Washington Wizards: deep dive into the play of Corey Kispert

Corey Kispert of the Washington Wizards throws it down against the Philadelphia 76ers. (Photo by Rich Schultz/Getty Images)
Corey Kispert of the Washington Wizards throws it down against the Philadelphia 76ers. (Photo by Rich Schultz/Getty Images) /

While the overall shooting performance of the Washington Wizards has been poor this season, the same cannot be said about Corey Kispert. He is one of the best sharpshooters in the league and is shooting over 42% from beyond the three-point arc.

Kispert’s shot chart is an analytical dream. He almost exclusively shoots from beyond the arc and right at the rim, the two most efficient shots in the game. This causes his effective field goal percentage to skyrocket to an otherworldly 64%. On top of his elite efficiency, he is averaging 9.7 points, 2.7 rebounds, and 1.2 assists per game.

His efficiency and other key skills in his arsenal have been key to keeping the Wizards afloat on offense. Despite his unreal efficiency, his team is an average team on offense, sitting right at 15th in the league in offensive rating.

What does Corey Kispert bring to the table other than shooting?

While at first Kispert seems like a Duncan Robinson type player, his bag goes much deeper than just the three-point shot. For example, he is one of the best forwards in the Eastern Conference when it comes to cutting off the ball.

Along with Kristaps Porzingis, Kispert helps keep the offense moving by moving without the basketball incredibly well. While they are far from the Golden State Warriors in that aspect, those two are among he best in the East in that category.

Due to his motion on offense, he is able to sometimes find wide open looks in the paint, punishing the defense for not keeping tabs on him or for doubling one of the three All-Star caliber players on the roster.

Kispert has also displayed some ability to put the ball on the floor and create shots at the basket for himself. He is surprisingly quick and can find lanes incredibly well. On top of this, he revealed to the world that he is capable of 360 dunks, something that caught many Wizards fans off guard when he did it following the first quarter buzzer in their last game against the Atlanta Hawks.

He also put Paul Reed on a poster in the following game against the 76ers off of an off-ball cut. He scored 25 in that game, a career high.

Combine his sneaky athleticism and his ability to cut off the ball and it’s no surprise that Corey Kispert is shooting 78.4% from within three feet. Actually, that is a ridiculous percentage for an NBA player that’s considered a shooting specialist.

His ability to score at the rim is a huge reason why he is averaging 9.7 points per game, but he should probably be averaging more. One of the biggest factors holding Kispert back from having a breakout season this year is the lack of offensive game plan.

They Wizards fail to find their shooters off of drives, often times only giving it to them in last second heave situations with a defender in good position.
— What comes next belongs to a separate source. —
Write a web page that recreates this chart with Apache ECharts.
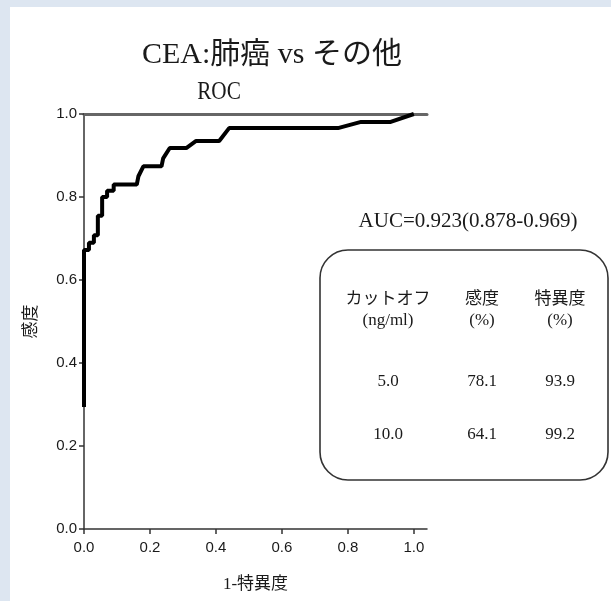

Although, it’s usually Kyle Kuzma in this situation, Kispert has found himself here more than a few times this season.

His teammates have also failed to find him on back door cuts more often than not. This leaves him with a good angle and momentum heading towards the hoop but without the basketball.

While the Wizards have gotten better in recent weeks at finding him off of cuts, he has still occasionally found himself in good position without the ball. A true point guard could be the solution to that particular problem.

The only real weakness for Corey Kispert and the way he likes to play is his limited defensive impact. While he is a better defender than some other players on the roster, he is still average even on his best nights on that end of the floor. If he becomes a good defender, he will be a player making quite a bit of money in the NBA.

Corey Kispert has been one of the more underrated players in the league this season. The Washington Wizards did well picking him up in the draft two years ago and is probably Tommy Sheppard’s best draft selection so far.